Tuesday, May 6, 2008

MASALA CHAPATI

 Masala chapati is spicy and yummy and you can prepare it quickly, easily and have them with curd or even pickle and ghee or butter.
I have used wheat flour, some jeera and chilly powder with little salt. It came out nice and definitely you can try and enjoy this roti. I have used little oil on the top to cook. You can avoid using oil if you are following diet. But I feel eating very little oil is really good for health. (Not poured out).
Wheat flour always helps you to stay for long. It is filling and digest slowly. It keeps you strong. Though wheat is the main grain of Punjabis, chapatis have become world popular.
Let us see the recipe now.
No Onion or No Garlic is added in this roti. It is simple, easy and quick.

Things needed :

Wheat flour : 2 Cups
Chilly Powder : 1 Teaspoon
Jeera/Cumin Seeds : 1 Teaspoon
Turmeric powder : A little
Coriander Leaves : 3 to 4 Tablespoons
Salt : To Taste
Cooking Oil : 2 To 3 Tablespoons

Method :

1. Put wheat flour, chilly powder, little turmeric powder, jeera and salt. Wash and cut coriander leaves and add it to the flour.
2. Add 2 teaspoons of oil and mix the flour nicely. Add required water and prepare dough.
3. Let the dough rest for a while. (10 minutes). Keep some dry wheat flour in a small bowl.
4. Divide the dough into small portion. Roll them as small ball size.
5. Dip a small ball size dough in dry wheat flour and roll as chapatis.
6. Keep a tava/pan on the fire and heat. Put rolled chapati and cook. Sprinkle little oil on the top.
7. Turn the chapati on the other side and cook for 10 to 15 seconds.

8. Remove from the pan and serve hot chapati any curry/a cup of curd.
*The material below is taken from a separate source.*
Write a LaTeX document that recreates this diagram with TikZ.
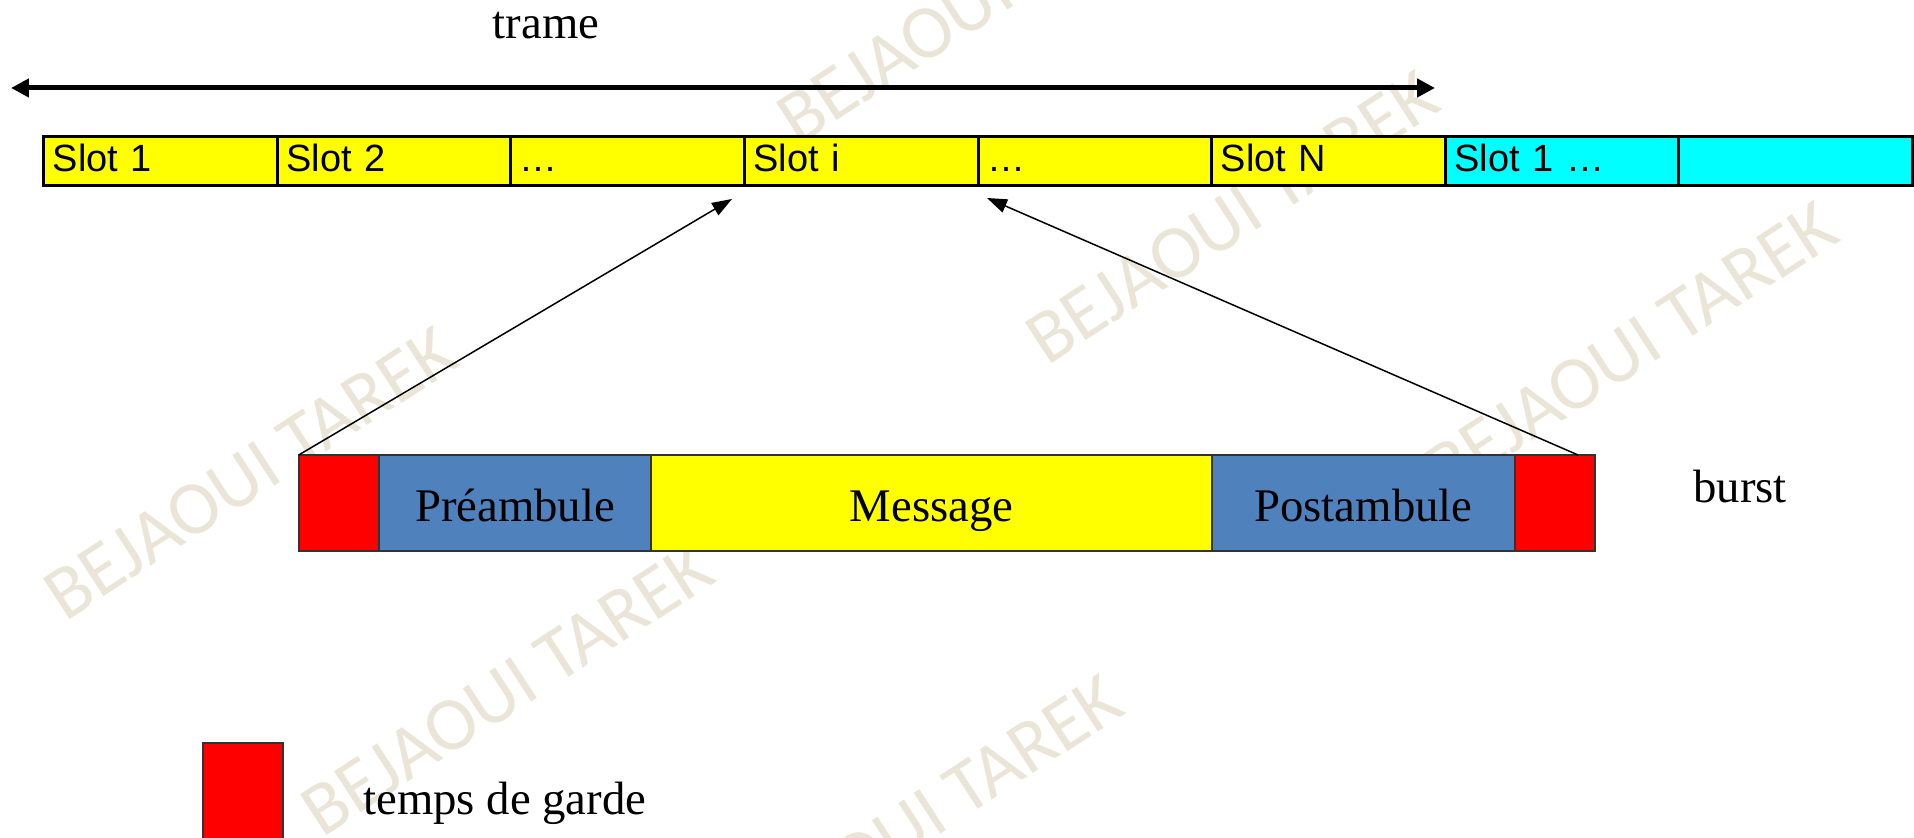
\documentclass[tikz,border=0pt]{standalone}
\usepackage{fontspec}
\setmainfont{Liberation Serif}
\newfontfamily\slotfont{Liberation Sans}
\newfontfamily\markfont{Carlito}
\usetikzlibrary{arrows.meta,calc}

\definecolor{slotyellow}{RGB}{255,255,0}
\definecolor{slotcyan}{RGB}{0,255,255}
\definecolor{gardered}{RGB}{255,0,0}
\definecolor{ambblue}{RGB}{79,129,189}
\definecolor{markbeige}{RGB}{234,229,214}

\tikzset{
	slotcell/.style={draw=black,line width=0.03cm,minimum width=2.336cm,minimum height=0.495cm,
		text width=2.156cm,inner xsep=0.09cm,inner ysep=0pt,outer sep=0pt,align=left,
		text height=0.28cm,text depth=0.06cm,anchor=west,font=\slotfont\fontsize{10.8}{12}\selectfont},
	burstpart/.style={draw=black!80,line width=0.02cm,minimum height=0.96cm,inner sep=0pt,outer sep=0pt,
		text height=0.45cm,text depth=0.08cm,anchor=west,font=\fontsize{13.3}{16}\selectfont},
	label/.style={font=\fontsize{13.3}{16}\selectfont},
	wmark/.style={text=markbeige,rotate=33,font=\markfont\fontsize{21.6}{24}\selectfont},
	link/.style={line width=0.015cm,-{Triangle[length=0.2cm,width=0.14cm]}}
}

\begin{document}
\begin{tikzpicture}
	\useasboundingbox (0,0) rectangle (19.14,8.38);
	\clip (0,0) rectangle (19.14,8.38);
	% watermark in the background
	\foreach \x/\y [count=\k] in {9.83/8.41,12.32/6.21,16.31/4.90,2.50/3.65,5.07/1.49,9.16/0.17}
		\node[wmark] (wm\k) at (\x,\y) {BEJAOUI TAREK};
	% frame arrow
	\node[label,anchor=base] (trame) at (5.46,7.99) {trame};
	\coordinate (t0) at (0.11,7.50);
	\coordinate (t1) at (14.35,7.50);
	\draw[line width=0.05cm,{Triangle[length=0.18cm,width=0.18cm]}-{Triangle[length=0.18cm,width=0.18cm]}] (t0) -- (t1);
	% slots of the frame
	\foreach \lbl/\col [count=\i] in {Slot 1/slotyellow,Slot 2/slotyellow,…/slotyellow,Slot i/slotyellow,…/slotyellow,Slot N/slotyellow,Slot 1 …/slotcyan,/slotcyan}
		\node[slotcell,fill=\col] (s\i) at ({0.4375+2.336*(\i-1)},6.77) {\lbl};
	% burst
	\node[burstpart,fill=gardered,minimum width=0.8025cm] (g1) at (2.9875,3.35) {};
	\node[burstpart,fill=ambblue,minimum width=2.72cm] (pre) at (g1.east) {Préambule};
	\node[burstpart,fill=slotyellow,minimum width=5.61cm] (msg) at (pre.east) {Message};
	\node[burstpart,fill=ambblue,minimum width=3.03cm] (post) at (msg.east) {Postambule};
	\node[burstpart,fill=gardered,minimum width=0.80cm] (g2) at (post.east) {};
	\node[label,anchor=base] (burst) at (17.40,3.35) {burst};
	% zoom lines
	\coordinate (tipi) at (7.32,6.39);
	\coordinate (tipn) at (9.87,6.40);
	\coordinate (gend) at ($(g2.north east)+(-0.17,0)$);
	\draw[link] (g1.north west) -- (tipi);
	\draw[link] (gend) -- (tipn);
	% legend
	\node[draw=black!80,line width=0.02cm,fill=gardered,minimum width=0.80cm,minimum height=1.2cm,
		inner sep=0pt,outer sep=0pt,anchor=north west] (leg) at (2.03,0.953) {};
	\node[label,anchor=base west] (legtxt) at (3.51,0.23) {temps de garde};
\end{tikzpicture}
\end{document}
9. Repeat the same with remaining dough.

Note :

You can use 1 tablespoon of curd/butter milk to mix. Chapatis will turn as soft and you can prepare chapatis immediately. Adding any other spices like garam masala, chat masala, coriander powder, jeera/cumin powder is optional. Use of more/less oil is optional.
Time : 20 Minutes
Serves : 3 to 4 

1 comment:

  1. Hello NAlini,
    I tried it , and liked it very much... thx for recipe.